+++ Dataset excerpts +++
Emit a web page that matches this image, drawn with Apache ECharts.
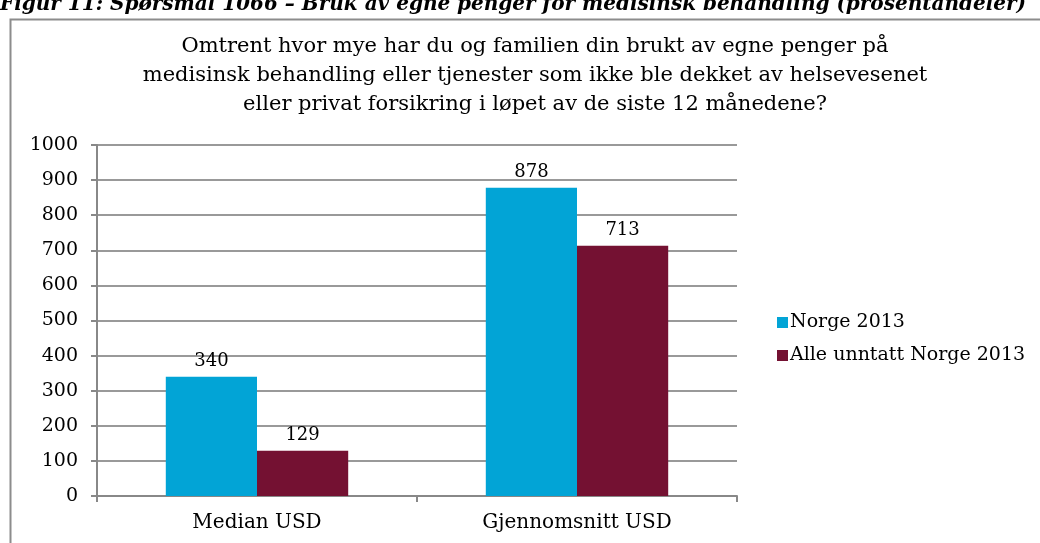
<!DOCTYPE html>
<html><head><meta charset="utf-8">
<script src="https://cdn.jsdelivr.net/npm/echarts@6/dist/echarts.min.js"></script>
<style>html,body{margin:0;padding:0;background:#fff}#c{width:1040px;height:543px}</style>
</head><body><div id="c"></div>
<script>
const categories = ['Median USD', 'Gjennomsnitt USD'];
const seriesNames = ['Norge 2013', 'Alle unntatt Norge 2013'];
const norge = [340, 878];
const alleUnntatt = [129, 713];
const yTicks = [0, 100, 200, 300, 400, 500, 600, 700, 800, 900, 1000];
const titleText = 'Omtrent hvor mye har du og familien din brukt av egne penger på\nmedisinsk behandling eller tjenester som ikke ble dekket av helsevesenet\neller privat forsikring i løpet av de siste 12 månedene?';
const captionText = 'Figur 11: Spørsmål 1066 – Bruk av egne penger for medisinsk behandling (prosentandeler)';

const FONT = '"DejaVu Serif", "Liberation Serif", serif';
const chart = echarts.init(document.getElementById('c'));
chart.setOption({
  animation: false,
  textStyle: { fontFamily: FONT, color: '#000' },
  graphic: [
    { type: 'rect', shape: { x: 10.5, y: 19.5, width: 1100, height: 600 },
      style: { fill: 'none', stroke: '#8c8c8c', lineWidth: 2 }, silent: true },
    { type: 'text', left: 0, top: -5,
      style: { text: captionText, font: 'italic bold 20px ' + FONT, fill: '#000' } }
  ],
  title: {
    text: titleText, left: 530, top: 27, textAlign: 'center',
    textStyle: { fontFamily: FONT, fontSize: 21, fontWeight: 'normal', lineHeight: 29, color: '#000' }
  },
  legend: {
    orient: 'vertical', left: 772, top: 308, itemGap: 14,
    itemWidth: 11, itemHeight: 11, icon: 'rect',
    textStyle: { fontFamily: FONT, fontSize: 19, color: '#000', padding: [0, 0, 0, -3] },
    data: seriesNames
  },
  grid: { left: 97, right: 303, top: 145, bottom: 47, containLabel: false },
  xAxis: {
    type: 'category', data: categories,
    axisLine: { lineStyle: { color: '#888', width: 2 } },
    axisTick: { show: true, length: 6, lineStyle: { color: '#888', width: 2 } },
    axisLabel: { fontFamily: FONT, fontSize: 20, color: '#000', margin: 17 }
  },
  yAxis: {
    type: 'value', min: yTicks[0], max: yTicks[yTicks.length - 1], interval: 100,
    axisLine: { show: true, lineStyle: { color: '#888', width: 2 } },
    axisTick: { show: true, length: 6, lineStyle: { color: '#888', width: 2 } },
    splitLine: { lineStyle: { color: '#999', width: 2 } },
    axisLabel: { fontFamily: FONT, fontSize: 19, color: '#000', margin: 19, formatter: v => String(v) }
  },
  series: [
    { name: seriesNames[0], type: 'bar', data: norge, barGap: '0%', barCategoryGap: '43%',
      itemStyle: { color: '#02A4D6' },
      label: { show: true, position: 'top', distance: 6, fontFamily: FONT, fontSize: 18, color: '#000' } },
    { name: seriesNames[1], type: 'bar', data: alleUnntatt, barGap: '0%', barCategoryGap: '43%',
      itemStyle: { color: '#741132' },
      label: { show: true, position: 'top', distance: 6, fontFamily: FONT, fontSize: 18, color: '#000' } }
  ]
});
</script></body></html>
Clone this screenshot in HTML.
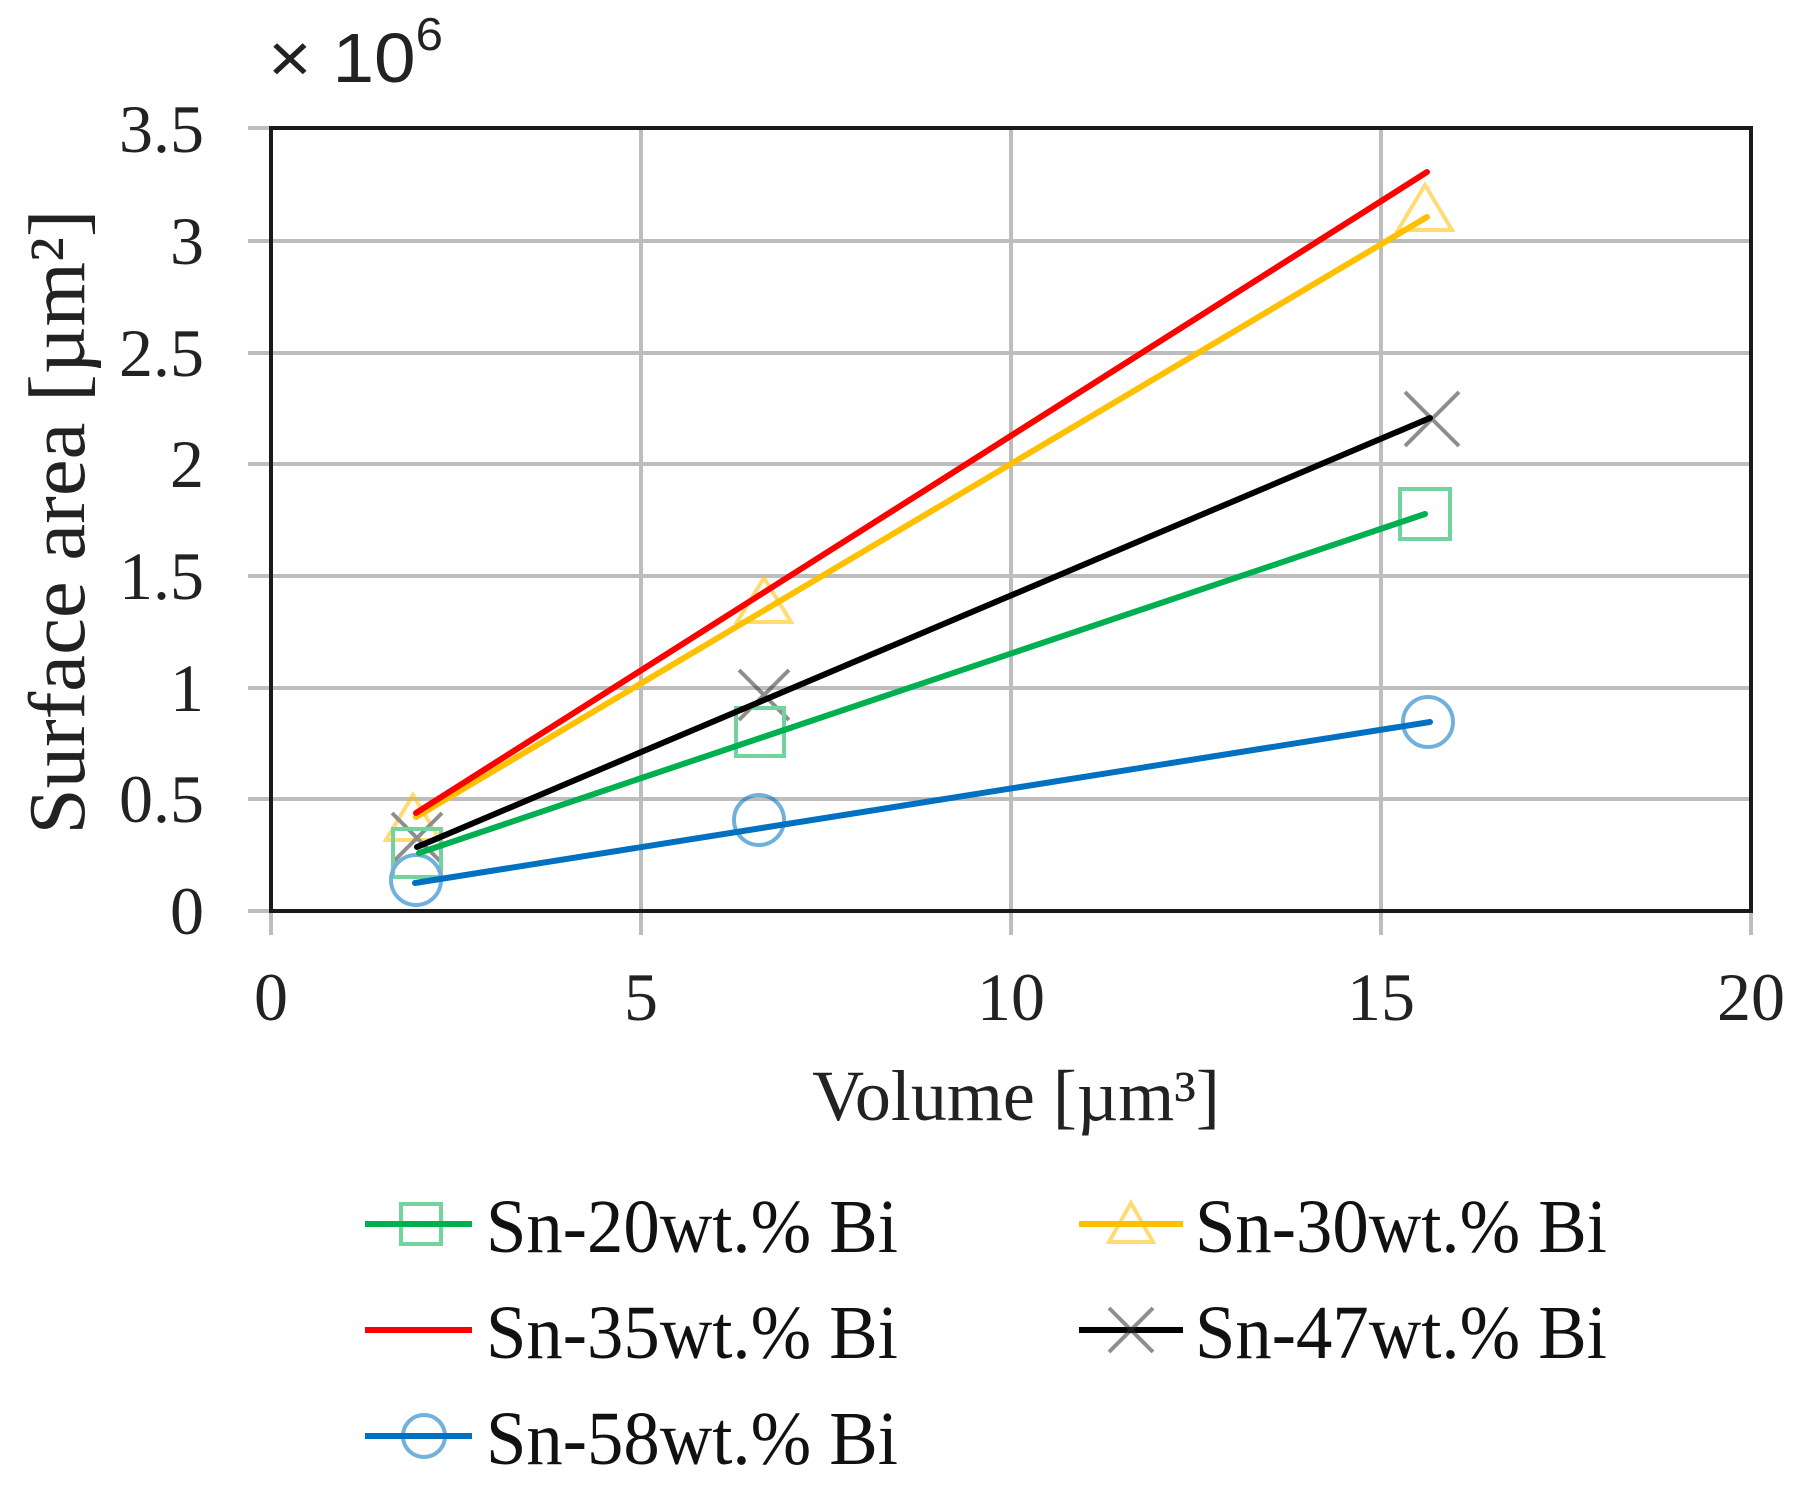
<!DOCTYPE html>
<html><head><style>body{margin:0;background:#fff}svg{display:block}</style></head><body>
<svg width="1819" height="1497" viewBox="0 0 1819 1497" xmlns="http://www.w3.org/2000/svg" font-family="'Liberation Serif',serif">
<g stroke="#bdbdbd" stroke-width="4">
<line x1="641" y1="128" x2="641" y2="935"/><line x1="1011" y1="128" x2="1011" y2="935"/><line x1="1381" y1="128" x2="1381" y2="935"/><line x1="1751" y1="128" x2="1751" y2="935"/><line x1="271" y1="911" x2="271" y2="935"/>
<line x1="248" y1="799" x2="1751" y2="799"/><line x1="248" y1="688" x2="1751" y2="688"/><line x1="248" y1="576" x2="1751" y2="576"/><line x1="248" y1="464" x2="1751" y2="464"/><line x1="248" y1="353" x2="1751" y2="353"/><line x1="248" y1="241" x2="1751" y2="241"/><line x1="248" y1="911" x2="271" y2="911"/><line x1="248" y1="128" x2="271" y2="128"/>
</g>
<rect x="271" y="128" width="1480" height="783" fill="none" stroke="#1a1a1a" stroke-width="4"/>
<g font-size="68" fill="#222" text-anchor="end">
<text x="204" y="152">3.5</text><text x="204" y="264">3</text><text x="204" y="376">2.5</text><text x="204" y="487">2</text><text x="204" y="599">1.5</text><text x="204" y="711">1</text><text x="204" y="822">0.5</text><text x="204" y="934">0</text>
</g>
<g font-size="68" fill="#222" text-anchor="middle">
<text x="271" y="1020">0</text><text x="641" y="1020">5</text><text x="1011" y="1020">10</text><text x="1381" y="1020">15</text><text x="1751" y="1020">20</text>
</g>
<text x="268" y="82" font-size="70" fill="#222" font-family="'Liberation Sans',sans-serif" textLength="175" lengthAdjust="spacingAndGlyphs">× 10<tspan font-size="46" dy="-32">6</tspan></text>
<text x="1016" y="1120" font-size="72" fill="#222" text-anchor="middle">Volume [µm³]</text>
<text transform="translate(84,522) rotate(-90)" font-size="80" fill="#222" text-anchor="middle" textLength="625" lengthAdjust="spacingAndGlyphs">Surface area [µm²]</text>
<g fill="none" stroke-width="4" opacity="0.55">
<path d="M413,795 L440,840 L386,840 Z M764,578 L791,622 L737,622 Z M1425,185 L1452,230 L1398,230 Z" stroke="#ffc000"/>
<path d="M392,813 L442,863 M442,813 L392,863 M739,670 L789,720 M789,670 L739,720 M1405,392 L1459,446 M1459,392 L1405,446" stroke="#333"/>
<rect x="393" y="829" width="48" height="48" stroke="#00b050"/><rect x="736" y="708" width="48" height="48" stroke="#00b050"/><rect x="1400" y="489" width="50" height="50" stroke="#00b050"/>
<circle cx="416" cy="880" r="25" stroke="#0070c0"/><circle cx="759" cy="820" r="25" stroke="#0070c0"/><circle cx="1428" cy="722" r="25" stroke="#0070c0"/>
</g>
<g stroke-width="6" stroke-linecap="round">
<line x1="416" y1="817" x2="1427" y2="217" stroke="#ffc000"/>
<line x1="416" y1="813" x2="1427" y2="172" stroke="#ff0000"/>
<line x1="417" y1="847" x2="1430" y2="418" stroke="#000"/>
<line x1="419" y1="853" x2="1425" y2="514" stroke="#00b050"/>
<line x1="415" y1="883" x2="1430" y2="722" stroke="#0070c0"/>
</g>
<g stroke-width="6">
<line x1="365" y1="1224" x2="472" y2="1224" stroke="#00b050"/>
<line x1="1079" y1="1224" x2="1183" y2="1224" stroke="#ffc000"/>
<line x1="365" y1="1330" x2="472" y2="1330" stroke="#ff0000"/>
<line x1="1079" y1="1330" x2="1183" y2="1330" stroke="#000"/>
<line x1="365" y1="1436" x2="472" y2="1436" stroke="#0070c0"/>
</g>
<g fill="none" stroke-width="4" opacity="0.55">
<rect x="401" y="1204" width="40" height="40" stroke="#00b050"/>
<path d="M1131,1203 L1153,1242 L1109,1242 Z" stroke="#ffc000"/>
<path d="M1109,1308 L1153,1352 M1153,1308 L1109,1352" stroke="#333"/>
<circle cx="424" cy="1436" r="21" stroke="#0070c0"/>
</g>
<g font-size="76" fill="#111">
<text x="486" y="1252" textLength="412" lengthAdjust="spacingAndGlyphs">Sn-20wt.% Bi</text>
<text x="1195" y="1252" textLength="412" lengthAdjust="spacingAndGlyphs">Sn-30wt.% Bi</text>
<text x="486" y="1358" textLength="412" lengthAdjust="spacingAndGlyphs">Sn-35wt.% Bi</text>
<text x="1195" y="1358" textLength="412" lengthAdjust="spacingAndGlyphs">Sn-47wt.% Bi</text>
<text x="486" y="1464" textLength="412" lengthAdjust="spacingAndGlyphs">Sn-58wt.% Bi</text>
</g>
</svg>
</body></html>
+++
- Problem
Return all lines with the word "this" in them.

- Exercise solution
Emit a web page that matches this image, drawn with Apache ECharts.
Clone this screenshot in HTML.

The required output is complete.